— BEGIN Provided data —

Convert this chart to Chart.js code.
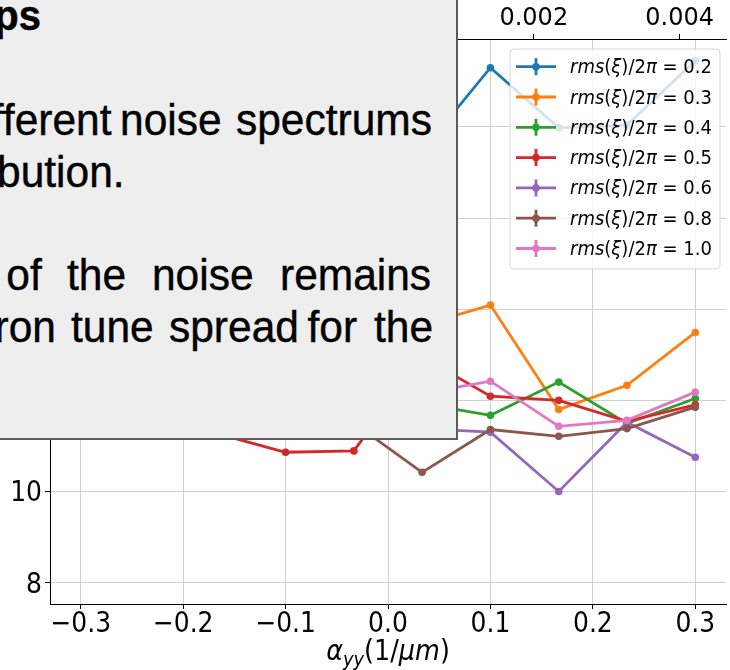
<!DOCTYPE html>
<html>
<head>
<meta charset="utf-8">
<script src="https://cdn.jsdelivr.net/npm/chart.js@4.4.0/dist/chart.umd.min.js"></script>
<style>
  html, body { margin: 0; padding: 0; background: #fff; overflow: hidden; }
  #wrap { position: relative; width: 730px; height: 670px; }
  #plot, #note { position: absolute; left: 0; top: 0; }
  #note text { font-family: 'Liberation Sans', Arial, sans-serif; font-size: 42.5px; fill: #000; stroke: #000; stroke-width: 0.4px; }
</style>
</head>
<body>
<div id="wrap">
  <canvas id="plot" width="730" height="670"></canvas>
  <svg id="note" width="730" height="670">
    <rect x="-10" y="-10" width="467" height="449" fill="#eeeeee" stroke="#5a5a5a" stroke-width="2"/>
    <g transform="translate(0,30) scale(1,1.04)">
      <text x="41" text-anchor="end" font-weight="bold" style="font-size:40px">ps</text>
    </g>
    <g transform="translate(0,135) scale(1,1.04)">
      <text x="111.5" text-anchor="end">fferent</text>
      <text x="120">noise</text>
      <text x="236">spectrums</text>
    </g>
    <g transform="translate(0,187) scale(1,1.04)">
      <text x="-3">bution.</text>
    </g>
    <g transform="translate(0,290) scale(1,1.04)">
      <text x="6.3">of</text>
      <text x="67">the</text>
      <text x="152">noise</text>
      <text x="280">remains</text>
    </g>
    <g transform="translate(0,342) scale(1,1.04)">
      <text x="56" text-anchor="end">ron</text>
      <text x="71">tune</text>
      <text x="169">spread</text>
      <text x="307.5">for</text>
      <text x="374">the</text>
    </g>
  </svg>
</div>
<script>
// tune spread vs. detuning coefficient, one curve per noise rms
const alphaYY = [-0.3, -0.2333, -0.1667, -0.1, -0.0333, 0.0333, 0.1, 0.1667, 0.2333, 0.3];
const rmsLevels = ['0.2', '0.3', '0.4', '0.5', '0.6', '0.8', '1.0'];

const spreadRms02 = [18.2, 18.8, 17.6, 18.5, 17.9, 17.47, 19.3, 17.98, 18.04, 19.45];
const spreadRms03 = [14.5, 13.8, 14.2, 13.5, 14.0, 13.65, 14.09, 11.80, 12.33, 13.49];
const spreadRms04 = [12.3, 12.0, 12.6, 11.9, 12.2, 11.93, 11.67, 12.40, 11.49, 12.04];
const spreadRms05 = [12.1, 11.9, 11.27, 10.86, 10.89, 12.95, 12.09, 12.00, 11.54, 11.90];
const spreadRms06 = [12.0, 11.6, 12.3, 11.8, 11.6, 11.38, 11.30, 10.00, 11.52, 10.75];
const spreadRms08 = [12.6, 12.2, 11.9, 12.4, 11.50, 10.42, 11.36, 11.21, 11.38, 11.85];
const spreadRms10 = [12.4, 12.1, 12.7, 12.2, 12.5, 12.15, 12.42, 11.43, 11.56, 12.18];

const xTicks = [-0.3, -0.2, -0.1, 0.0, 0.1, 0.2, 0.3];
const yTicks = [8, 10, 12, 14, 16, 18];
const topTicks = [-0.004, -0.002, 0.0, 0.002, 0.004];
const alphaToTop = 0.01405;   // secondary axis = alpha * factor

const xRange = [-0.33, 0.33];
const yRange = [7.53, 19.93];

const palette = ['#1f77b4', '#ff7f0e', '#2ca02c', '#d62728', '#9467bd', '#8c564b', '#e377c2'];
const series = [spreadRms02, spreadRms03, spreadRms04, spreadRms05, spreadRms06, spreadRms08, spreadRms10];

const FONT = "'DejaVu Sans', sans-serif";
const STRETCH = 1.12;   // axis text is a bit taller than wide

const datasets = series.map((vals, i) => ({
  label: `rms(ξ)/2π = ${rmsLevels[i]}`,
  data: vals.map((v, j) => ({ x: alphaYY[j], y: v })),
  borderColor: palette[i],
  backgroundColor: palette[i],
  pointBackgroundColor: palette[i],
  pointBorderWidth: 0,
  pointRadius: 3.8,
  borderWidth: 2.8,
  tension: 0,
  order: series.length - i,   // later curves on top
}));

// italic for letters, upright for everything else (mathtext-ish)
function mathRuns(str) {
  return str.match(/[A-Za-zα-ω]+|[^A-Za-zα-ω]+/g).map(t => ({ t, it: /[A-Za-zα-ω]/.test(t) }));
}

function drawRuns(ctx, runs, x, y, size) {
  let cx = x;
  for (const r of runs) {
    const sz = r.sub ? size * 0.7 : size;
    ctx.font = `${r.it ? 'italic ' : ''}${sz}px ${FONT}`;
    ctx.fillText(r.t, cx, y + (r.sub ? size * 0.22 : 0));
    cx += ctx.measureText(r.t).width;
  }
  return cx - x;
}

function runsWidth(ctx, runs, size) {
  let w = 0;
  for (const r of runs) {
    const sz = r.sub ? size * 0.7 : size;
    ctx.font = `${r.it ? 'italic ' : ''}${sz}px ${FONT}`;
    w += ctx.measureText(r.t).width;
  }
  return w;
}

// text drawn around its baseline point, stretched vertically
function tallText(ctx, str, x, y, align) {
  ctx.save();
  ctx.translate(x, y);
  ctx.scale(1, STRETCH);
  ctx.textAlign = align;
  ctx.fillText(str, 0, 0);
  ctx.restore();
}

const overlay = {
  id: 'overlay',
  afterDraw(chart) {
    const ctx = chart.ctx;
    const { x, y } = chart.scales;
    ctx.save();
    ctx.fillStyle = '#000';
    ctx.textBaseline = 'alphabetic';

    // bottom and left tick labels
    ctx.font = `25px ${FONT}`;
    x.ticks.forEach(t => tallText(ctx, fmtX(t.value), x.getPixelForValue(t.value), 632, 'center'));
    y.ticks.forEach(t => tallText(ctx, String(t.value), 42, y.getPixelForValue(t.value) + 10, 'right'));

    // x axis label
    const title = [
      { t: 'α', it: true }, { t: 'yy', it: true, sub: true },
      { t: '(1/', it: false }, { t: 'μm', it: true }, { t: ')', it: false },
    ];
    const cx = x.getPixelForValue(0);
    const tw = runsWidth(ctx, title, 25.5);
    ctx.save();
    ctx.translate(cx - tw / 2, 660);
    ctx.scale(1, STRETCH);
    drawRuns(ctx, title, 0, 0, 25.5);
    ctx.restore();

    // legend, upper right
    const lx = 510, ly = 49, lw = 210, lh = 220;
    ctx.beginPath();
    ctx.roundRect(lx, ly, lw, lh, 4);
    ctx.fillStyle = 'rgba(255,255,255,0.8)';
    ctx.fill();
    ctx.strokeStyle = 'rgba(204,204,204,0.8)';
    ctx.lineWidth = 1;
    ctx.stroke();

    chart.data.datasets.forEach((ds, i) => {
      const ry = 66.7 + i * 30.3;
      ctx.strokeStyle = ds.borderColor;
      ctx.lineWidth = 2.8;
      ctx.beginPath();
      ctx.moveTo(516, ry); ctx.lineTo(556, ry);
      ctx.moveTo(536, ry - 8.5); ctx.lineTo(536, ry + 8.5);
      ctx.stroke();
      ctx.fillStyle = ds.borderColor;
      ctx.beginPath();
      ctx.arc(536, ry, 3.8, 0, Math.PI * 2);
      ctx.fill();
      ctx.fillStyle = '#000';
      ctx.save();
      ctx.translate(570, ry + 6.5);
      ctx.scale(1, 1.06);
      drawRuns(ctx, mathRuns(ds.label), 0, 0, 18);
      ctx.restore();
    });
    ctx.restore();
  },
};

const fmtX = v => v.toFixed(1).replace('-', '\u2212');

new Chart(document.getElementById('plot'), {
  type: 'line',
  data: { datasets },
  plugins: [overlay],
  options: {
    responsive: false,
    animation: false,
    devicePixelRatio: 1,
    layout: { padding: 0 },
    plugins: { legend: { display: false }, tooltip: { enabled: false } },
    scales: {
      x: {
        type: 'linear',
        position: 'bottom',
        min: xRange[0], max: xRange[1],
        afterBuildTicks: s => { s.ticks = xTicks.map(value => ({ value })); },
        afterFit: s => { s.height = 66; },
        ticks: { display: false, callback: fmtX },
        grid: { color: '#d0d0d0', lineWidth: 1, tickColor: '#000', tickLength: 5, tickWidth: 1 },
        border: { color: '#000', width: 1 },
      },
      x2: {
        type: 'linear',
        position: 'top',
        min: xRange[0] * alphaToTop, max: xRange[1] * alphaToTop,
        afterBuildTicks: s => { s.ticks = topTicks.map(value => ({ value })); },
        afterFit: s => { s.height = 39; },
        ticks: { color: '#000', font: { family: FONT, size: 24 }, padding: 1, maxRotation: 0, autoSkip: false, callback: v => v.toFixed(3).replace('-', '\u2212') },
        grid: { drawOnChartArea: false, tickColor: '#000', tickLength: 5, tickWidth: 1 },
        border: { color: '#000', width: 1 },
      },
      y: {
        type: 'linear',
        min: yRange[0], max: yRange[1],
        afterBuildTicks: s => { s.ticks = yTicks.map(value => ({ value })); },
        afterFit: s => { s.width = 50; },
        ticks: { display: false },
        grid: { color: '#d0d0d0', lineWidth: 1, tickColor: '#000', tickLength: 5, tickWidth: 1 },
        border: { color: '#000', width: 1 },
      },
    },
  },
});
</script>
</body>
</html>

— END Provided data —
— BEGIN Provided data —

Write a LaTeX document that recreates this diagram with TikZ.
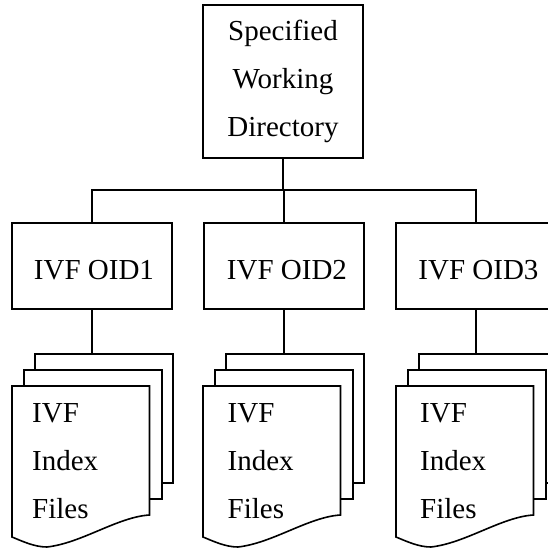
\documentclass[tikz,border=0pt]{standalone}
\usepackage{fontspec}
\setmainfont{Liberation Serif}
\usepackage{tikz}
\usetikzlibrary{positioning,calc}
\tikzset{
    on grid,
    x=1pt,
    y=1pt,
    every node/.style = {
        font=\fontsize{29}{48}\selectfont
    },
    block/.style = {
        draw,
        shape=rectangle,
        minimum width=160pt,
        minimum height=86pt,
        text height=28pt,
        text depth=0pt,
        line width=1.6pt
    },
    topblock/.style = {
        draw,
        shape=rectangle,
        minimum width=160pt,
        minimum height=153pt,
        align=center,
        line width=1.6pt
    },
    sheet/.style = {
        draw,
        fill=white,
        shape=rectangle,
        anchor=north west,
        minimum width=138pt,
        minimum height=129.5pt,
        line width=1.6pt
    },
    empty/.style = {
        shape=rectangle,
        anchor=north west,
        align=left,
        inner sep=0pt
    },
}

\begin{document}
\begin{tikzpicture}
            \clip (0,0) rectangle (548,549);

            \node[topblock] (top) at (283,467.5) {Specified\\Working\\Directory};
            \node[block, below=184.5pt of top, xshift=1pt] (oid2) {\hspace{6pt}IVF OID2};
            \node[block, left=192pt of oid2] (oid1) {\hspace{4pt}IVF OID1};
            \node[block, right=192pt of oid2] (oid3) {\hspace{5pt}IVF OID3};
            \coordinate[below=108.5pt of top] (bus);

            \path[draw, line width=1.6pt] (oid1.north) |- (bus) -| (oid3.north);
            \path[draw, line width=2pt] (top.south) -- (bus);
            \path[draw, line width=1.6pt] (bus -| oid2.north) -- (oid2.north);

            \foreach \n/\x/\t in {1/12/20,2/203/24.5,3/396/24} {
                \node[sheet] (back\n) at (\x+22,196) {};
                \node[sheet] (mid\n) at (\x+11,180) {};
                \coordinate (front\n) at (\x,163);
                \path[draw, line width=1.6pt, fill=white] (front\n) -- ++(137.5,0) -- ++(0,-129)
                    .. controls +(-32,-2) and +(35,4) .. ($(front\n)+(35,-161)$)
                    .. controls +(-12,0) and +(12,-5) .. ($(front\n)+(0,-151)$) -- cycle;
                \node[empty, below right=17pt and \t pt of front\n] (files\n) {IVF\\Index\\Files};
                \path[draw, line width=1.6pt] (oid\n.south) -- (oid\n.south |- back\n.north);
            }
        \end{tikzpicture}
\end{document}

— END Provided data —

Locate each line with the word "this" and copy it.

Convert this chart to Chart.js code.
Write a LaTeX document that recreates this diagram with TikZ.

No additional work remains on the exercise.